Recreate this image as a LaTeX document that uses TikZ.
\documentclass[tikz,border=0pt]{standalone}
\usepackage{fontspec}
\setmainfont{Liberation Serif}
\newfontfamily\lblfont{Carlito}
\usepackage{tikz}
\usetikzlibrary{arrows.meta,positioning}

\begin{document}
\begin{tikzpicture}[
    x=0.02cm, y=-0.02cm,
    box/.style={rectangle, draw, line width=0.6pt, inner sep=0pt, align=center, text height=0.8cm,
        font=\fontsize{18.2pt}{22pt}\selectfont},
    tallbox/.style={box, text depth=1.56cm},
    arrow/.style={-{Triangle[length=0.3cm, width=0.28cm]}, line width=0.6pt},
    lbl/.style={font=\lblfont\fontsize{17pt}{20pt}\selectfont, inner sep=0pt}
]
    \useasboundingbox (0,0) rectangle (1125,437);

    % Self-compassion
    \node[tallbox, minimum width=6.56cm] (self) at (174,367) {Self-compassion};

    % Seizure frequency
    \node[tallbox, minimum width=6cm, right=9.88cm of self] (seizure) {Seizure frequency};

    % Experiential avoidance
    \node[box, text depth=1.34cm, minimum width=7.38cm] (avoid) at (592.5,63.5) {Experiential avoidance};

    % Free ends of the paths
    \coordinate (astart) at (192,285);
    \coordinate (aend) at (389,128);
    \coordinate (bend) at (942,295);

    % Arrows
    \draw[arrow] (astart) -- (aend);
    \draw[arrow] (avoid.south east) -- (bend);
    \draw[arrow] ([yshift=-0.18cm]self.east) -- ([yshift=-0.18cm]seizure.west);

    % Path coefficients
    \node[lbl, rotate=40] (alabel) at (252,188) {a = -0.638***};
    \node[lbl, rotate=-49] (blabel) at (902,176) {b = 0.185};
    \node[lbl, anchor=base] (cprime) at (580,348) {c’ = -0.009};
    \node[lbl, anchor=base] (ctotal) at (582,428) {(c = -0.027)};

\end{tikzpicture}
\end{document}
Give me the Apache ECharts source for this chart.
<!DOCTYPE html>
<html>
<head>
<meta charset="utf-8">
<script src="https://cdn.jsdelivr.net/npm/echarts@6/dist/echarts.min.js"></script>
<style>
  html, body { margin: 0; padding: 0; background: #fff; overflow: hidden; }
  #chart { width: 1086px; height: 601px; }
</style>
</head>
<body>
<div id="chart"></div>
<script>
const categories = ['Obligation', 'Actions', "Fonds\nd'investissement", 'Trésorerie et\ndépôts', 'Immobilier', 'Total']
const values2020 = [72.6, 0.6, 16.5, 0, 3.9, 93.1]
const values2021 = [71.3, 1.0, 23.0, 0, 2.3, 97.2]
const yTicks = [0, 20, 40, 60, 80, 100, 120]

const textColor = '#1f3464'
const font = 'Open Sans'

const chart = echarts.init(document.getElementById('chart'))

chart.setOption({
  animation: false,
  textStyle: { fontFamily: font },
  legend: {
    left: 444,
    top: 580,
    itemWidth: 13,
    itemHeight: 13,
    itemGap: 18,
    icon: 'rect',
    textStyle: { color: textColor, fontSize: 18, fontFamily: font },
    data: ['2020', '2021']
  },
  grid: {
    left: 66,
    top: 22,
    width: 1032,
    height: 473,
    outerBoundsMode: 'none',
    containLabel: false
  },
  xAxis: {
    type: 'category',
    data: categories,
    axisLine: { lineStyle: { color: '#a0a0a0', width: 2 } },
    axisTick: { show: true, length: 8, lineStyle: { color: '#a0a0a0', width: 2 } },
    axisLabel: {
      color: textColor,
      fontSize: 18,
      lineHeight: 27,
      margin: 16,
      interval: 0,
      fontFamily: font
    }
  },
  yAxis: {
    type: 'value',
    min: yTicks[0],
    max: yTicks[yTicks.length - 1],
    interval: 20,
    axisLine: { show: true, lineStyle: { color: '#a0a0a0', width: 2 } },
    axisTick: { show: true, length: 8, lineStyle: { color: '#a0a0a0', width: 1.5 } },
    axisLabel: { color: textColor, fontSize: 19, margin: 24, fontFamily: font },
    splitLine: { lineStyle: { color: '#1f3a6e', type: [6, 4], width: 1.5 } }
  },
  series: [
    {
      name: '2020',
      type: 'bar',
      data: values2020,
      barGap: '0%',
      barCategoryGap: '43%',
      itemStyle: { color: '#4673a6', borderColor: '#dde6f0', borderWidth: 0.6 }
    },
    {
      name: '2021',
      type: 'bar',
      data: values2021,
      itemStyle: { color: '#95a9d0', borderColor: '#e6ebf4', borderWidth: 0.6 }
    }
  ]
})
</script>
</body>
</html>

------------------------------------------------------------------------

▸ WHAT YOU SHOULD DO
Lines that hold the word "this" are the ones to return, every one of them.

▸ EXERCISE SOLUTION
Recreate this image as a LaTeX document that uses TikZ.
Give me the Apache ECharts source for this chart.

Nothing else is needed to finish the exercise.